The clip was downloaded five million times before the network ordered it taken down, citing copyright infringement. But at the same time it started to disappear from YouTube, NBC made the video available on its own website where viewers were subject to the network's advertisements and they offered it for sale on Apple's iTunes service.
Such copyright issues have become common for these web video sites. More recently, a cable channel cancelled a controversial episode of South Park, but copies of the animated show ended up on YouTube. The site says it can't be blamed for copyright problems because it doesn't create the content and has little control over what its users upload.
While the television networks speak out about the growing web video phenomenon, they often benefit from the promotion. Shows like South Park have expanded their viewer base online and analysts point to an increase in TV viewers for Saturday Night Live that they say resulted from people forwarding the clip online.
In fact, some are saying the networks might have a hand in the videos ending up online themselves.

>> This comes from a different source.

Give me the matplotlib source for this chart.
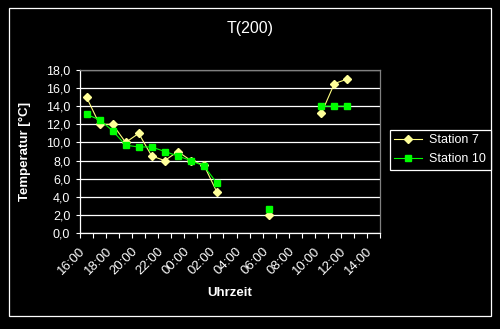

"There's a certain amount of evidence that suggests the marketing departments of these networks are either enjoying or are maybe involved in uploading the shows to get the attention, and then their legal departments are taking them off," says Safran, who is also an executive producer at a cable channel in New England.
Some networks are adopting different strategies to take control of their content.
This week, Disney, which owns the ABC television network, started streaming its most popular shows on its website. While the programmes will be free to watch, viewers will not be able to download or skip through the advertising.
Like other networks, ABC already offers its shows for sale through iTunes, but it is doubtful that these moves will stop viewers on sites such as YouTube from substituting the television with web video.
"They are trying to hold back the tidal wave, but they're doing it with a napkin," Safran says.
Others think the recent moves have more significance.
"I believe ABC's step was a huge one," says Jarvis. "But it was only a step."
Jarvis says that there will come a time when viewers won't know the difference between online and offline programmes.
Although Safran agrees programming will adapt, he says the two forms will always be different.
"Too many people think convergence will bring all these media together, when really it's divergence," he says.
Whether they converge or not, the influence of online video is showing up on conventional TV right now.
The music channel VH1 has a weekly show based entirely on clips from the web and a number of channels are about to follow suit.